La Razón – Álex Navajas -
Los católicos españoles nos hemos acostumbrado, a lo largo de toda nuestra historia, a que nos lo dieran casi todo hecho. Tenemos nuestros templos, vamos a misa cuando nos toca, nos ponemos de pie, de rodillas, nos sentamos, nos santiguamos y nos vamos, pero en eso de ayudar a la Iglesia en sus necesidades hemos sido bastante raquíticos.

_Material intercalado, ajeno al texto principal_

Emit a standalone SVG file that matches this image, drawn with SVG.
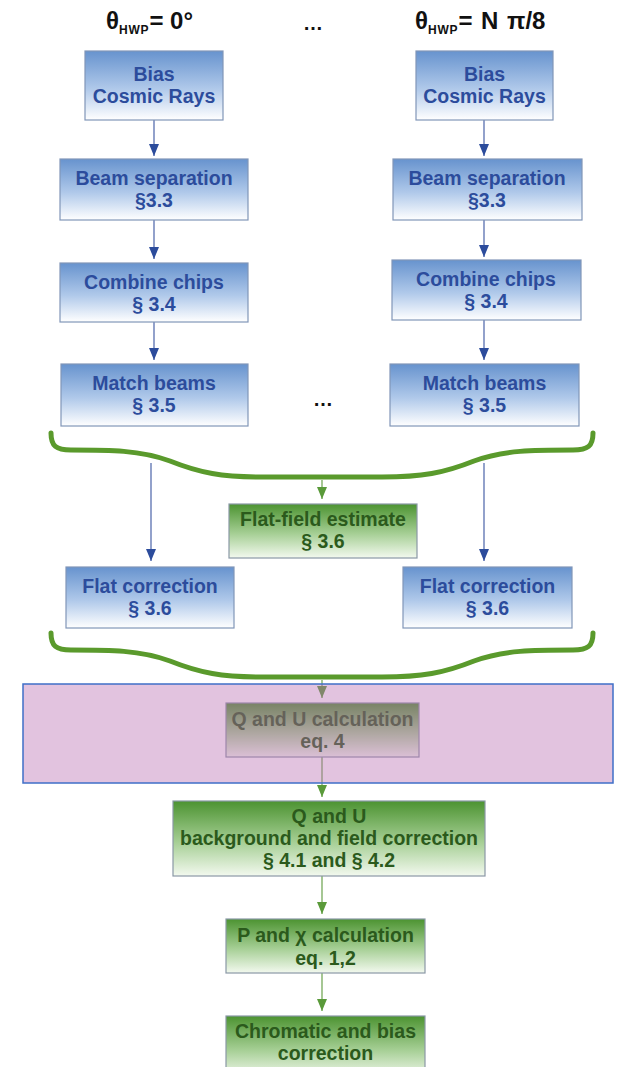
<svg xmlns="http://www.w3.org/2000/svg" width="617" height="1067" viewBox="0 0 617 1067">
  <defs>
    <linearGradient id="gBlue" x1="0" y1="0" x2="0" y2="1">
      <stop offset="0" stop-color="#6793ce"/>
      <stop offset="0.55" stop-color="#b0c9ea"/>
      <stop offset="1" stop-color="#ffffff"/>
    </linearGradient>
    <linearGradient id="gGreen" x1="0" y1="0" x2="0" y2="1">
      <stop offset="0" stop-color="#4c9331"/>
      <stop offset="0.55" stop-color="#a6cf95"/>
      <stop offset="1" stop-color="#f3f9ef"/>
    </linearGradient>
    <marker id="ahB" viewBox="0 0 12 10" refX="12" refY="5" markerWidth="12" markerHeight="10" markerUnits="userSpaceOnUse" orient="auto">
      <path d="M0 0 L12 5 L0 10 Z" fill="#2c4c9c"/>
    </marker>
    <marker id="ahG" viewBox="0 0 12 10" refX="12" refY="5" markerWidth="12" markerHeight="10" markerUnits="userSpaceOnUse" orient="auto">
      <path d="M0 0 L12 5 L0 10 Z" fill="#5a9a3a"/>
    </marker>
  </defs>
  <style>
    text { font-family: "Liberation Sans", Arial, sans-serif; font-weight: bold; }
    .title { font-size: 24px; fill: #111111; }
    .sub { font-size: 12px; letter-spacing: 0.8px; }
    .dots { font-size: 20px; fill: #111111; }
    .bbox { fill: url(#gBlue); stroke: #8196b8; stroke-width: 1.2; }
    .gbox { fill: url(#gGreen); stroke: #8a98a6; stroke-width: 1.2; }
    .bt { font-size: 19.5px; fill: #2c4c9c; text-anchor: middle; }
    .gt { font-size: 19.5px; fill: #2b5a1c; text-anchor: middle; }
    .blink { stroke: #4a63a8; stroke-width: 1.2; fill: none; marker-end: url(#ahB); }
    .glink { stroke: #6aa24c; stroke-width: 1.2; fill: none; marker-end: url(#ahG); }
    .brace { stroke: #5a9a2c; stroke-width: 5; fill: none; stroke-linecap: round; }
    .overlay { fill: #b86eb1; fill-opacity: 0.41; }
    .overlay-edge { fill: none; stroke: #3f6fc8; stroke-width: 1.5; }
  </style>

  <!-- column headings -->
  <g id="heading-left">
    <text class="title" x="106" y="29">θ<tspan class="sub" dy="5">HWP</tspan><tspan dy="-5">= 0°</tspan></text>
  </g>
  <g id="heading-dots">
    <text class="dots" x="313" y="30" text-anchor="middle">…</text>
  </g>
  <g id="heading-right">
    <text class="title" x="415" y="29" word-spacing="2">θ<tspan class="sub" dy="5">HWP</tspan><tspan dy="-5">= N π/8</tspan></text>
  </g>

  <!-- connectors -->
  <g id="connectors">
    <line class="blink" x1="154" y1="120" x2="154" y2="156"/>
    <line class="blink" x1="154" y1="220" x2="154" y2="259"/>
    <line class="blink" x1="154" y1="322" x2="154" y2="360"/>
    <line class="blink" x1="484" y1="120" x2="484" y2="156"/>
    <line class="blink" x1="484" y1="220" x2="484" y2="257"/>
    <line class="blink" x1="484" y1="320" x2="484" y2="360"/>
    <line class="blink" x1="151" y1="463" x2="151" y2="561"/>
    <line class="blink" x1="484" y1="463" x2="484" y2="561"/>
    <line class="glink" x1="322" y1="480" x2="322" y2="499"/>
    <line class="glink" x1="322" y1="680" x2="322" y2="698"/>
    <line class="glink" x1="322" y1="757" x2="322" y2="797"/>
    <line class="glink" x1="322" y1="876" x2="322" y2="914"/>
    <line class="glink" x1="322" y1="973" x2="322" y2="1011"/>
    <path id="brace-upper" class="brace" d="M51 433 C51 446 56 450 71 450 C110 450 140 450 170 461 C200 473 222 477 262 477 L382 477 C422 477 444 473 474 461 C504 450 534 450 573 450 C588 450 593 446 593 433"/>
    <path id="brace-lower" class="brace" d="M51 633 C51 646 56 650 71 650 C110 650 140 650 170 661 C200 673 222 677 262 677 L382 677 C422 677 444 673 474 661 C504 650 534 650 573 650 C588 650 593 646 593 633"/>
  </g>

  <!-- left column -->
  <g id="bias-left">
    <rect class="bbox" x="85" y="51" width="138" height="69"/>
    <text class="bt" x="154" y="81">Bias</text>
    <text class="bt" x="154" y="103">Cosmic Rays</text>
  </g>
  <g id="beamsep-left">
    <rect class="bbox" x="60" y="159" width="188" height="61"/>
    <text class="bt" x="154" y="185">Beam separation</text>
    <text class="bt" x="154" y="207">§3.3</text>
  </g>
  <g id="combine-left">
    <rect class="bbox" x="60" y="263" width="188" height="59"/>
    <text class="bt" x="154" y="289">Combine chips</text>
    <text class="bt" x="154" y="311">§ 3.4</text>
  </g>
  <g id="match-left">
    <rect class="bbox" x="61" y="364" width="187" height="62"/>
    <text class="bt" x="154" y="390">Match beams</text>
    <text class="bt" x="154" y="412">§ 3.5</text>
  </g>
  <g id="flatcorr-left">
    <rect class="bbox" x="66" y="567" width="168" height="61"/>
    <text class="bt" x="150" y="593">Flat correction</text>
    <text class="bt" x="150" y="615">§ 3.6</text>
  </g>

  <!-- right column -->
  <g id="bias-right">
    <rect class="bbox" x="416" y="51" width="137" height="69"/>
    <text class="bt" x="484.5" y="81">Bias</text>
    <text class="bt" x="484.5" y="103">Cosmic Rays</text>
  </g>
  <g id="beamsep-right">
    <rect class="bbox" x="393" y="159" width="189" height="61"/>
    <text class="bt" x="487" y="185">Beam separation</text>
    <text class="bt" x="487" y="207">§3.3</text>
  </g>
  <g id="combine-right">
    <rect class="bbox" x="392" y="260" width="189" height="60"/>
    <text class="bt" x="486" y="286">Combine chips</text>
    <text class="bt" x="486" y="308">§ 3.4</text>
  </g>
  <g id="match-dots">
    <text class="dots" x="323" y="406" text-anchor="middle">…</text>
  </g>
  <g id="match-right">
    <rect class="bbox" x="390" y="364" width="189" height="62"/>
    <text class="bt" x="484.5" y="390">Match beams</text>
    <text class="bt" x="484.5" y="412">§ 3.5</text>
  </g>
  <g id="flatcorr-right">
    <rect class="bbox" x="403" y="567" width="169" height="61"/>
    <text class="bt" x="487.5" y="593">Flat correction</text>
    <text class="bt" x="487.5" y="615">§ 3.6</text>
  </g>

  <!-- shared steps -->
  <g id="flatfield">
    <rect class="gbox" x="229" y="504" width="188" height="54"/>
    <text class="gt" x="323" y="526">Flat-field estimate</text>
    <text class="gt" x="323" y="548">§ 3.6</text>
  </g>
  <g id="qu-calc">
    <rect class="gbox" x="226" y="703" width="193" height="54"/>
    <text class="gt" x="322.5" y="726">Q and U calculation</text>
    <text class="gt" x="322.5" y="748">eq. 4</text>
  </g>
  <g id="highlight">
    <rect class="overlay" x="23" y="684" width="590" height="99"/>
    <rect class="overlay-edge" x="23" y="684" width="590" height="99"/>
  </g>
  <g id="qu-background">
    <rect class="gbox" x="173" y="801" width="312" height="75"/>
    <text class="gt" x="329" y="823">Q and U</text>
    <text class="gt" x="329" y="845">background and field correction</text>
    <text class="gt" x="329" y="867">§ 4.1 and § 4.2</text>
  </g>
  <g id="p-chi">
    <rect class="gbox" x="226" y="919" width="199" height="54"/>
    <text class="gt" x="325.5" y="942">P and χ calculation</text>
    <text class="gt" x="325.5" y="965">eq. 1,2</text>
  </g>
  <g id="chromatic">
    <rect class="gbox" x="226" y="1016" width="199" height="62"/>
    <text class="gt" x="325.5" y="1038">Chromatic and bias</text>
    <text class="gt" x="325.5" y="1060">correction</text>
  </g>
</svg>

Gastarnos 30 euros en una cena con amigos, en una camisa o en un capricho cualquiera nos puede parecer razonable, pero echar esa misma cantidad en el cepillo de una iglesia se nos antoja una barbaridad. Luego, claro, nos quejamos de que el cura no encienda la calefacción en la parroquia o de que «ya podría pintar la iglesia por dentro, que está hecha una pena». No hay más que ver cómo suelen ir los cestos en las misas de los domingos, en los que apenas se encuentran billetes. Si alguien necesita cambio para el parquímetro o para la máquina de tabaco, antes que a una cafetería, lo mejor que puede hacer es recurrir a una parroquia.

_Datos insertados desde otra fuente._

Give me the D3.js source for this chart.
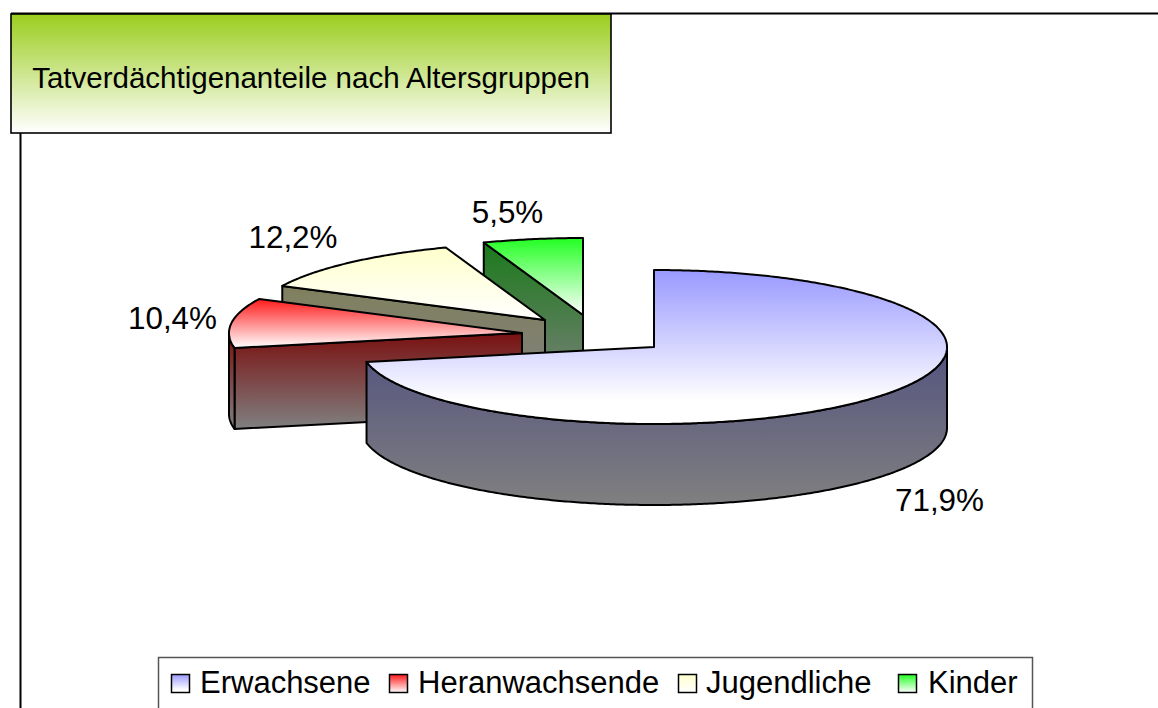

A la entrada de una iglesia madrileña, el sacerdote colgó una pequeña pancarta con un lema curioso: «La misa es gratis. La luz, no». Logró hacer mella en muchos de sus feligreses, quienes se dieron cuenta de que, hasta el momento, apenas habían ayudado a sostener su parroquia, y se dispararon las colaboraciones. La Iglesia ha pedido ayuda a través de la campaña de la Declaración de la Renta que en estos días está tocando a su fin. Ojalá hayamos cumplido.